Predictive Maintenance Program

A predictive maintenance program is an organized approach that uses condition monitoring data, analytics, and defined processes to forecast equipment failures and schedule maintenance actions before functional loss or unplanned downtime occurs.

Expanded Explanation

1. Technical Function and Core Characteristics

A predictive maintenance program collects data from assets through sensors, inspections, and operational systems, and analyzes this data to estimate asset health and failure probability. It applies statistical models, reliability engineering methods, and sometimes Machine Learning (ML) to detect degradation patterns and remaining useful life. Programs typically define governance, thresholds, workflows, and documentation standards to convert analytical outputs into maintenance work orders and asset lifecycle decisions.

Core characteristics include continuous or periodic condition monitoring, use of historical and real-time datasets, and integration with computerized maintenance management systems or enterprise asset management tools. Programs often align with reliability-centered maintenance and ISO asset management principles to standardize terminology, performance indicators, and risk criteria across asset classes.

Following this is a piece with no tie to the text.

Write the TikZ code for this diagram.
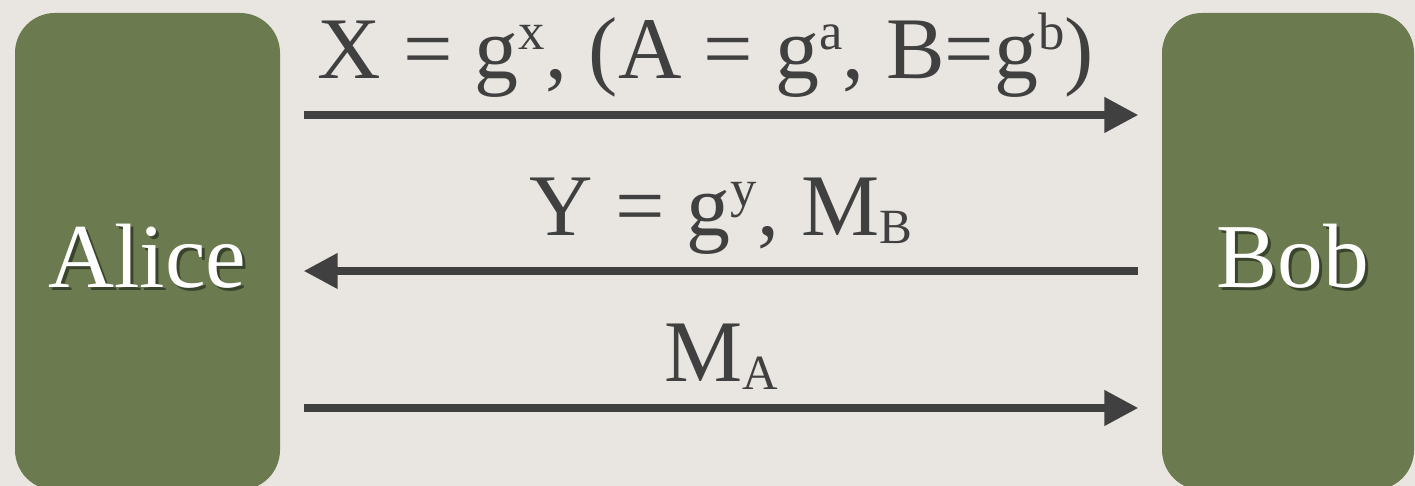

2. Enterprise Usage and Architectural Context

Enterprises implement predictive maintenance programs across manufacturing plants, utilities, transportation fleets, data centers, and other asset-intensive environments. Architectures commonly connect field sensors, industrial control systems, and Internet of Things (IoT) gateways to data platforms that support storage, feature engineering, modeling, and dashboarding. These programs frequently integrate with Emergency Response Plan (ERP), CMMS, and Enterprise Architecture Management (EAM) systems to automate notifications, maintenance planning, spare parts management, and cost tracking.

Architectural designs typically address data ingestion pipelines, model management, alert routing, and role-based access for operations, maintenance, and engineering teams. Governance elements include data quality controls, model validation procedures, cybersecurity requirements, and defined service levels for monitoring and response.

3. Related or Adjacent Technologies

A predictive maintenance program relates to condition-based maintenance, preventive maintenance, and reliability-centered maintenance frameworks. It often uses technologies such as vibration analysis, thermal imaging, oil analysis, acoustic monitoring, and electrical signature analysis as input methods. In digital environments, it connects with Industrial IoT (IIOT) platforms, Supervisory Control and Data Acquisition (SCADA) and Distributed Control System (DCS) systems, historian databases, and cloud or edge analytics services.

Programs may incorporate digital twin models, prognostics and health management systems, and advanced analytics or ML platforms. They also interact with asset performance management software, risk-based inspection tools, and safety and compliance management systems that reference maintenance and reliability data.

4. Business and Operational Significance

Organizations use predictive maintenance programs to reduce unplanned outages, extend asset life, and optimize maintenance scheduling and labor utilization. These programs support planning of spare parts inventory, energy management, and production scheduling by providing forecasts of asset availability and performance. They also contribute to compliance with safety, reliability, and environmental regulations that require documented maintenance practices and traceable asset health records.

Program outcomes often feed into enterprise metrics for overall equipment effectiveness, maintenance cost per unit of output, and asset utilization. Predictive maintenance data and reports inform capital planning, asset replacement decisions, and risk assessments in Enterprise Risk Management (ERM) frameworks.